* start *

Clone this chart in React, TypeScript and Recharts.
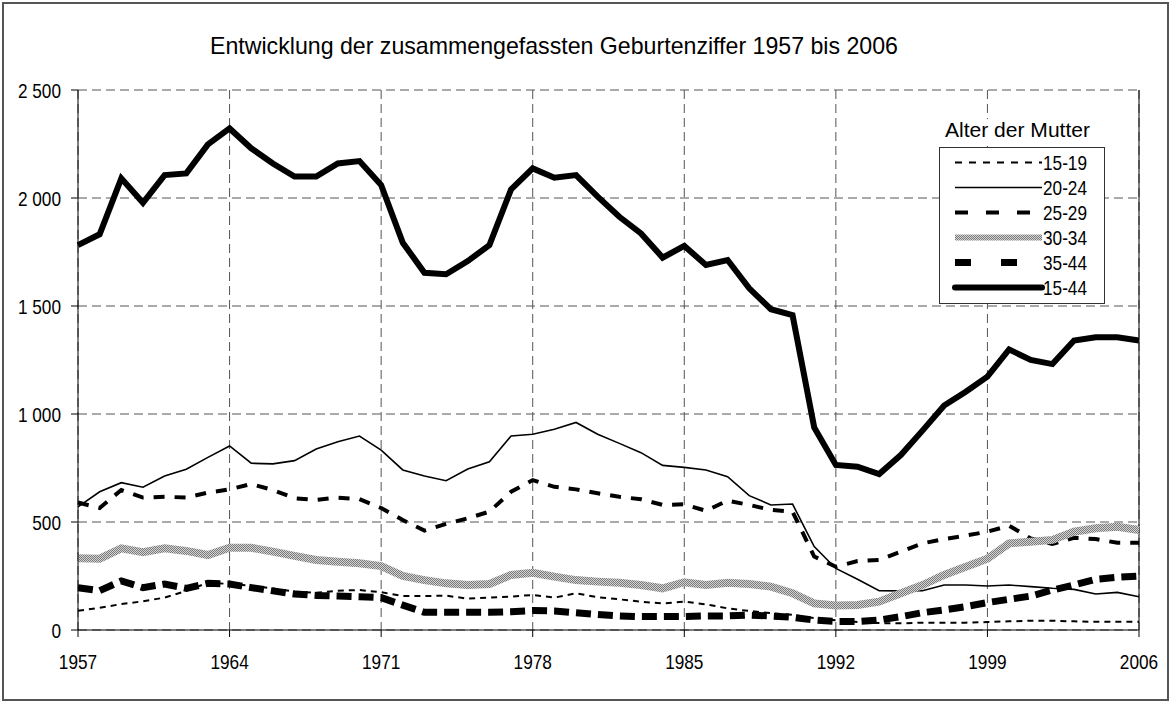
import React from "react";
import {
  LineChart,
  Line,
  XAxis,
  YAxis,
  CartesianGrid,
  ReferenceLine,
  Legend,
} from "recharts";

const years = [
  1957, 1958, 1959, 1960, 1961, 1962, 1963, 1964, 1965, 1966,
  1967, 1968, 1969, 1970, 1971, 1972, 1973, 1974, 1975, 1976,
  1977, 1978, 1979, 1980, 1981, 1982, 1983, 1984, 1985, 1986,
  1987, 1988, 1989, 1990, 1991, 1992, 1993, 1994, 1995, 1996,
  1997, 1998, 1999, 2000, 2001, 2002, 2003, 2004, 2005, 2006,
];

const age1519 = [
  89, 103, 120, 133, 150, 181, 219, 213, 205, 192,
  178, 172, 182, 185, 175, 157, 157, 159, 145, 150,
  155, 162, 150, 170, 152, 142, 131, 123, 131, 119,
  100, 88, 78, 70, 55, 45, 37, 32, 31, 34,
  34, 34, 37, 40, 43, 43, 40, 38, 38, 38,
];

const age2024 = [
  570, 640, 682, 661, 713, 744, 799, 852, 772, 769,
  784, 838, 872, 898, 833, 741, 713, 691, 745, 779,
  898, 906, 929, 961, 906, 864, 821, 762, 753, 741,
  710, 622, 579, 583, 386, 285, 235, 182, 181, 182,
  208, 208, 204, 208, 201, 193, 188, 167, 174, 154,
];

const age2529 = [
  590, 565, 648, 613, 617, 613, 636, 651, 676, 648,
  610, 602, 613, 606, 565, 509, 460, 491, 517, 548,
  640, 694, 663, 651, 633, 617, 605, 579, 582, 552,
  599, 579, 556, 548, 340, 293, 319, 324, 363, 401,
  421, 437, 455, 483, 424, 398, 427, 421, 404, 404,
];

const age3034 = [
  332, 330, 378, 360, 378, 366, 347, 381, 381, 363,
  343, 324, 316, 309, 296, 250, 231, 216, 208, 213,
  255, 265, 247, 231, 224, 219, 208, 193, 221, 208,
  219, 213, 201, 170, 123, 113, 116, 131, 170, 208,
  255, 293, 330, 401, 409, 417, 455, 471, 478, 463,
];

const age3544 = [
  196, 182, 227, 196, 213, 193, 216, 213, 196, 181,
  167, 160, 157, 154, 150, 115, 82, 82, 82, 82,
  85, 90, 88, 80, 72, 65, 62, 62, 62, 65,
  65, 69, 65, 59, 46, 39, 39, 46, 62, 80,
  93, 108, 127, 142, 157, 185, 208, 235, 244, 250,
];

const age1544 = [
  1782, 1832, 2091, 1978, 2106, 2114, 2248, 2322, 2230, 2160,
  2099, 2099, 2160, 2171, 2060, 1793, 1654, 1647, 1708, 1782,
  2040, 2137, 2094, 2106, 2006, 1913, 1836, 1724, 1778, 1690,
  1713, 1582, 1485, 1458, 938, 764, 756, 722, 810, 923,
  1039, 1103, 1173, 1299, 1250, 1231, 1340, 1355, 1355, 1340,
];

const xTicks = [1957, 1964, 1971, 1978, 1985, 1992, 1999, 2006];
const yTicks = [0, 500, 1000, 1500, 2000, 2500];

const title = "Entwicklung der zusammengefassten Geburtenziffer 1957 bis 2006";
const legendTitle = "Alter der Mutter";

const FONT = "'Liberation Sans', Arial, sans-serif";
const NARROW = 0.82; // squeeze Arial into an "Arial Narrow" look

// line styles, in drawing order
const series = [
  { key: "a1519", name: "15-19", values: age1519, stroke: "#000", width: 2, dash: "6 5", legendDash: "7 7" },
  { key: "a2024", name: "20-24", values: age2024, stroke: "#000", width: 1.6, dash: undefined, legendDash: undefined },
  { key: "a2529", name: "25-29", values: age2529, stroke: "#000", width: 4, dash: "11 10", legendDash: "13 18" },
  { key: "a3034", name: "30-34", values: age3034, stroke: "url(#grayDots)", width: 8, dash: undefined, legendDash: undefined },
  { key: "a3544", name: "35-44", values: age3544, stroke: "#000", width: 7, dash: "15 7", legendDash: "16 30" },
  { key: "a1544", name: "15-44", values: age1544, stroke: "#000", width: 6, dash: undefined, legendDash: undefined },
];

const data = years.map((year, i) => {
  const row: Record<string, number> = { year };
  series.forEach((s) => {
    row[s.key] = s.values[i];
  });
  return row;
});

const fmt = (v: number) =>
  v >= 1000 ? `${Math.floor(v / 1000)}\u00A0${String(v % 1000).padStart(3, "0")}` : String(v);

function NarrowText({ x, y, anchor, dy, children }: any) {
  return (
    <text
      transform={`translate(${x},${y}) scale(${NARROW},1)`}
      textAnchor={anchor}
      dy={dy}
      fontSize={21}
      fontFamily={FONT}
      fill="#000"
    >
      {children}
    </text>
  );
}

const XTick = (props: any) => (
  <NarrowText x={props.x} y={props.y} anchor="middle" dy="0.71em">
    {props.payload.value}
  </NarrowText>
);

const YTick = (props: any) => (
  <NarrowText x={props.x} y={props.y} anchor="end" dy="0.36em">
    {fmt(props.payload.value)}
  </NarrowText>
);

function LegendBox() {
  return (
    <svg width={168} height={192} style={{ display: "block" }}>
      <defs>
        <pattern id="grayDotsLegend" width="2" height="2" patternUnits="userSpaceOnUse">
          <rect width="2" height="2" fill="#d4d4d4" />
          <rect width="1" height="1" fill="#7a7a7a" />
          <rect x="1" y="1" width="1" height="1" fill="#7a7a7a" />
        </pattern>
      </defs>
      <rect x={10} y={4} width={146} height={24} fill="#fff" />
      <text
        x={6}
        y={22}
        fontSize={21}
        fontFamily={FONT}
        fill="#000"
        textLength={145}
        lengthAdjust="spacingAndGlyphs"
      >
        {legendTitle}
      </text>
      <rect x={0.5} y={32.5} width={165} height={156} fill="#fff" stroke="#333" strokeWidth={1} />
      {series.map((s, i) => {
        const y = 47.5 + i * 25;
        return (
          <g key={s.key}>
            <line
              x1={16}
              x2={103}
              y1={y}
              y2={y}
              stroke={s.key === "a3034" ? "url(#grayDotsLegend)" : s.stroke}
              strokeWidth={s.key === "a3034" ? 6 : s.width}
              strokeDasharray={s.legendDash}
              strokeLinecap={s.key === "a1544" ? "round" : "butt"}
            />
            <NarrowText x={104} y={y + 7.5} anchor="start">
              {s.name}
            </NarrowText>
          </g>
        );
      })}
    </svg>
  );
}

export default function App() {
  return (
    <div style={{ position: "absolute", left: 0, top: 0, width: 1173, height: 702, background: "#fff" }}>
      <div
        style={{
          position: "absolute",
          left: 2,
          top: 2,
          width: 1167,
          height: 699,
          border: "2px solid #555",
          boxSizing: "border-box",
        }}
      />
      <svg width={1173} height={70} style={{ position: "absolute", left: 0, top: 0 }}>
        <text
          x={210}
          y={54}
          fontSize={24}
          fontFamily={FONT}
          fill="#000"
          textLength={688}
          lengthAdjust="spacingAndGlyphs"
        >
          {title}
        </text>
      </svg>
      <div style={{ position: "absolute", left: 0, top: 0 }}>
        <LineChart
          width={1173}
          height={702}
          data={data}
          margin={{ top: 90, right: 34, bottom: 42, left: 8 }}
        >
          <defs>
            <pattern id="grayDots" width="2" height="2" patternUnits="userSpaceOnUse">
              <rect width="2" height="2" fill="#d4d4d4" />
              <rect width="1" height="1" fill="#7a7a7a" />
              <rect x="1" y="1" width="1" height="1" fill="#7a7a7a" />
            </pattern>
          </defs>
          <CartesianGrid stroke="#555" strokeDasharray="9 5" />
          <XAxis
            dataKey="year"
            type="number"
            domain={[1957, 2006]}
            ticks={xTicks}
            interval={0}
            height={30}
            tickSize={7}
            tickMargin={17}
            stroke="#000"
            tick={XTick}
          />
          <YAxis
            type="number"
            domain={[0, 2500]}
            ticks={yTicks}
            interval={0}
            width={70}
            tickSize={7}
            tickMargin={10}
            stroke="#000"
            tick={YTick}
          />
          <ReferenceLine x={2006} stroke="#000" strokeWidth={1} />
          {series.map((s) => (
            <Line
              key={s.key}
              type="linear"
              dataKey={s.key}
              name={s.name}
              stroke={s.stroke}
              strokeWidth={s.width}
              strokeDasharray={s.dash}
              dot={false}
              activeDot={false}
              isAnimationActive={false}
            />
          ))}
          <Legend
            layout="vertical"
            align="center"
            verticalAlign="middle"
            content={() => <LegendBox />}
            wrapperStyle={{ left: 939, top: 115, width: 168 }}
          />
        </LineChart>
      </div>
    </div>
  );
}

* end *

## DO THIS:
Track down every line holding the string "React" and copy it.

## EXERCISE RESPONSE:
Clone this chart in React, TypeScript and Recharts.
import React from "react";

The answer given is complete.